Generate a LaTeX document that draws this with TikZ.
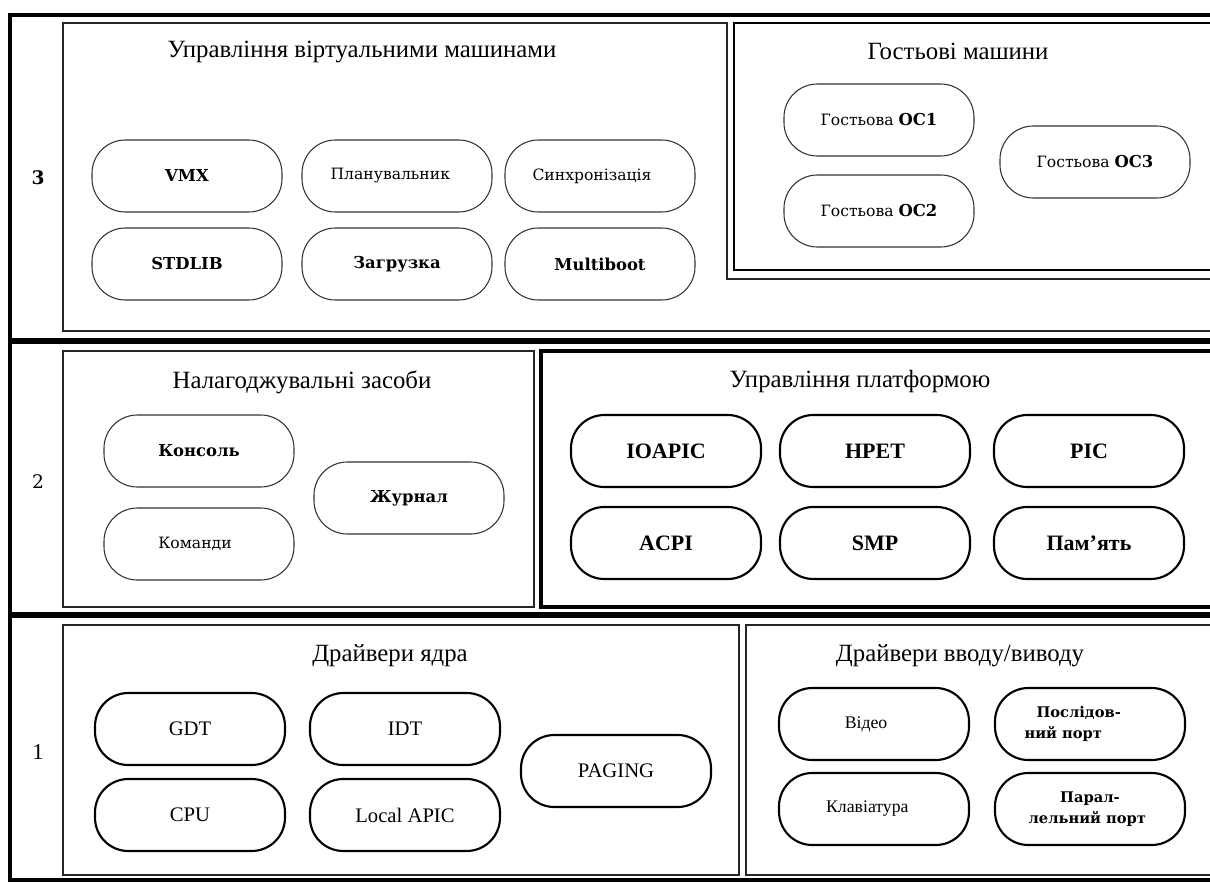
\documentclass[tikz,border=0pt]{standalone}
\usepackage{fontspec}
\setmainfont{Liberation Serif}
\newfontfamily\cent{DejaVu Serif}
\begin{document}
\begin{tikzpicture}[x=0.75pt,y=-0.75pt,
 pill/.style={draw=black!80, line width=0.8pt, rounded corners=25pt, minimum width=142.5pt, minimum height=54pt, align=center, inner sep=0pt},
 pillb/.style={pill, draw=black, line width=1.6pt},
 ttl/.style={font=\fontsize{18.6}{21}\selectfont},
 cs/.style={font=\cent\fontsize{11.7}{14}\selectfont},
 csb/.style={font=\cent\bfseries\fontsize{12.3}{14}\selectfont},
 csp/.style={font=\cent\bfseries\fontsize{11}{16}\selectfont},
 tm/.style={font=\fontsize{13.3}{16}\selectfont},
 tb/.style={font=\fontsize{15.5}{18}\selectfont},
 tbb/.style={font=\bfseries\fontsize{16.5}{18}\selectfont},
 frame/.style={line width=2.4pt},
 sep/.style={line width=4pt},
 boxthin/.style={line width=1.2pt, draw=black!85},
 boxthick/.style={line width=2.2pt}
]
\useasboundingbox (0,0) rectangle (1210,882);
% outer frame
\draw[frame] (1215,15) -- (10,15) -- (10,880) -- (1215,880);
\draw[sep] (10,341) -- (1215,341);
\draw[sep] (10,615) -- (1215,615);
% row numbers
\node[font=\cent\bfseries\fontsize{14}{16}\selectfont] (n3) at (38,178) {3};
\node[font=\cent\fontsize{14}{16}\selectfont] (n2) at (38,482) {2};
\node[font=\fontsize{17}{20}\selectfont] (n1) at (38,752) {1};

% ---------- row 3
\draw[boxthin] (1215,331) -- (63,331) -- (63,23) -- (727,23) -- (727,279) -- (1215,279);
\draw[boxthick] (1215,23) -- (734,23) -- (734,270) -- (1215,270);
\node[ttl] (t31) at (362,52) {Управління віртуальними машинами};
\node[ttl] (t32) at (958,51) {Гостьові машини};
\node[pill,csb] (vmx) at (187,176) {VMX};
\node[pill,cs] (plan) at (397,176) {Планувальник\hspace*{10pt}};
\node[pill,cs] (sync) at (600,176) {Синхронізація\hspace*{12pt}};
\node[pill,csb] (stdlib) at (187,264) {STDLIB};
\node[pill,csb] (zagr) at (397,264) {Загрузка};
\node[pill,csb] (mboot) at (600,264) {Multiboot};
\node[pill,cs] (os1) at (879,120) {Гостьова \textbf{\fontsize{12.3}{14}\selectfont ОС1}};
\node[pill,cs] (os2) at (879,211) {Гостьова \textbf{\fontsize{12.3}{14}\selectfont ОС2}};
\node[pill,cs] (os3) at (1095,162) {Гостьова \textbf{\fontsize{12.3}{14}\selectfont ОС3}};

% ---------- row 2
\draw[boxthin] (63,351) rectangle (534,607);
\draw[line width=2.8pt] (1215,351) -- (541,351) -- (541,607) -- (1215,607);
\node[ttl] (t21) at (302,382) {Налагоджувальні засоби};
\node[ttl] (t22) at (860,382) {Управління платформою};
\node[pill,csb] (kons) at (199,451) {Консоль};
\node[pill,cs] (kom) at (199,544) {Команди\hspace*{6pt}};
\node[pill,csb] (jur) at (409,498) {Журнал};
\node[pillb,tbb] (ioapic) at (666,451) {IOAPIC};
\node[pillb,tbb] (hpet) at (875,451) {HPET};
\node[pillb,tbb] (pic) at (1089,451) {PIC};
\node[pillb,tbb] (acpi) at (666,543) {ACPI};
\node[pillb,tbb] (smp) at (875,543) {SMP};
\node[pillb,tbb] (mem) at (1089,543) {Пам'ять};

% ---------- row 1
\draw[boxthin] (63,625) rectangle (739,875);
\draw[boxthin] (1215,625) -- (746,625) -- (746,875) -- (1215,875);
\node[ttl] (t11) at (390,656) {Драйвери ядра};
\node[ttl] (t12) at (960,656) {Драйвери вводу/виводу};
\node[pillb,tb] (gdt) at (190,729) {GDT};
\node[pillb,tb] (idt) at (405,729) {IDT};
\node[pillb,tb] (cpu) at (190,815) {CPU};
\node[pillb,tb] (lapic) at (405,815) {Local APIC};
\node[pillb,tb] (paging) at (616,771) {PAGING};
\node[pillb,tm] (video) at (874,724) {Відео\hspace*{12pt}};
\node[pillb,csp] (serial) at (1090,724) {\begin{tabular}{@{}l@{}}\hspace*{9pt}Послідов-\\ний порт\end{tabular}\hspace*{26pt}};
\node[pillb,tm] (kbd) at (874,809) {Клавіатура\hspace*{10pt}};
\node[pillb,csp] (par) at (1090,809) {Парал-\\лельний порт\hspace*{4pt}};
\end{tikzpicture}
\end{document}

TASK DIRECTIONS
Transcribe all the data word for word; the images stay out.

RESPONSE TO THIS EXERCISE
Generate a LaTeX document that draws this with TikZ.
\documentclass[tikz,border=0pt]{standalone}
\usepackage{fontspec}
\setmainfont{Liberation Serif}
\newfontfamily\cent{DejaVu Serif}
\begin{document}
\begin{tikzpicture}[x=0.75pt,y=-0.75pt,
 pill/.style={draw=black!80, line width=0.8pt, rounded corners=25pt, minimum width=142.5pt, minimum height=54pt, align=center, inner sep=0pt},
 pillb/.style={pill, draw=black, line width=1.6pt},
 ttl/.style={font=\fontsize{18.6}{21}\selectfont},
 cs/.style={font=\cent\fontsize{11.7}{14}\selectfont},
 csb/.style={font=\cent\bfseries\fontsize{12.3}{14}\selectfont},
 csp/.style={font=\cent\bfseries\fontsize{11}{16}\selectfont},
 tm/.style={font=\fontsize{13.3}{16}\selectfont},
 tb/.style={font=\fontsize{15.5}{18}\selectfont},
 tbb/.style={font=\bfseries\fontsize{16.5}{18}\selectfont},
 frame/.style={line width=2.4pt},
 sep/.style={line width=4pt},
 boxthin/.style={line width=1.2pt, draw=black!85},
 boxthick/.style={line width=2.2pt}
]
\useasboundingbox (0,0) rectangle (1210,882);
% outer frame
\draw[frame] (1215,15) -- (10,15) -- (10,880) -- (1215,880);
\draw[sep] (10,341) -- (1215,341);
\draw[sep] (10,615) -- (1215,615);
% row numbers
\node[font=\cent\bfseries\fontsize{14}{16}\selectfont] (n3) at (38,178) {3};
\node[font=\cent\fontsize{14}{16}\selectfont] (n2) at (38,482) {2};
\node[font=\fontsize{17}{20}\selectfont] (n1) at (38,752) {1};

% ---------- row 3
\draw[boxthin] (1215,331) -- (63,331) -- (63,23) -- (727,23) -- (727,279) -- (1215,279);
\draw[boxthick] (1215,23) -- (734,23) -- (734,270) -- (1215,270);
\node[ttl] (t31) at (362,52) {Управління віртуальними машинами};
\node[ttl] (t32) at (958,51) {Гостьові машини};
\node[pill,csb] (vmx) at (187,176) {VMX};
\node[pill,cs] (plan) at (397,176) {Планувальник\hspace*{10pt}};
\node[pill,cs] (sync) at (600,176) {Синхронізація\hspace*{12pt}};
\node[pill,csb] (stdlib) at (187,264) {STDLIB};
\node[pill,csb] (zagr) at (397,264) {Загрузка};
\node[pill,csb] (mboot) at (600,264) {Multiboot};
\node[pill,cs] (os1) at (879,120) {Гостьова \textbf{\fontsize{12.3}{14}\selectfont ОС1}};
\node[pill,cs] (os2) at (879,211) {Гостьова \textbf{\fontsize{12.3}{14}\selectfont ОС2}};
\node[pill,cs] (os3) at (1095,162) {Гостьова \textbf{\fontsize{12.3}{14}\selectfont ОС3}};

% ---------- row 2
\draw[boxthin] (63,351) rectangle (534,607);
\draw[line width=2.8pt] (1215,351) -- (541,351) -- (541,607) -- (1215,607);
\node[ttl] (t21) at (302,382) {Налагоджувальні засоби};
\node[ttl] (t22) at (860,382) {Управління платформою};
\node[pill,csb] (kons) at (199,451) {Консоль};
\node[pill,cs] (kom) at (199,544) {Команди\hspace*{6pt}};
\node[pill,csb] (jur) at (409,498) {Журнал};
\node[pillb,tbb] (ioapic) at (666,451) {IOAPIC};
\node[pillb,tbb] (hpet) at (875,451) {HPET};
\node[pillb,tbb] (pic) at (1089,451) {PIC};
\node[pillb,tbb] (acpi) at (666,543) {ACPI};
\node[pillb,tbb] (smp) at (875,543) {SMP};
\node[pillb,tbb] (mem) at (1089,543) {Пам'ять};

% ---------- row 1
\draw[boxthin] (63,625) rectangle (739,875);
\draw[boxthin] (1215,625) -- (746,625) -- (746,875) -- (1215,875);
\node[ttl] (t11) at (390,656) {Драйвери ядра};
\node[ttl] (t12) at (960,656) {Драйвери вводу/виводу};
\node[pillb,tb] (gdt) at (190,729) {GDT};
\node[pillb,tb] (idt) at (405,729) {IDT};
\node[pillb,tb] (cpu) at (190,815) {CPU};
\node[pillb,tb] (lapic) at (405,815) {Local APIC};
\node[pillb,tb] (paging) at (616,771) {PAGING};
\node[pillb,tm] (video) at (874,724) {Відео\hspace*{12pt}};
\node[pillb,csp] (serial) at (1090,724) {\begin{tabular}{@{}l@{}}\hspace*{9pt}Послідов-\\ний порт\end{tabular}\hspace*{26pt}};
\node[pillb,tm] (kbd) at (874,809) {Клавіатура\hspace*{10pt}};
\node[pillb,csp] (par) at (1090,809) {Парал-\\лельний порт\hspace*{4pt}};
\end{tikzpicture}
\end{document}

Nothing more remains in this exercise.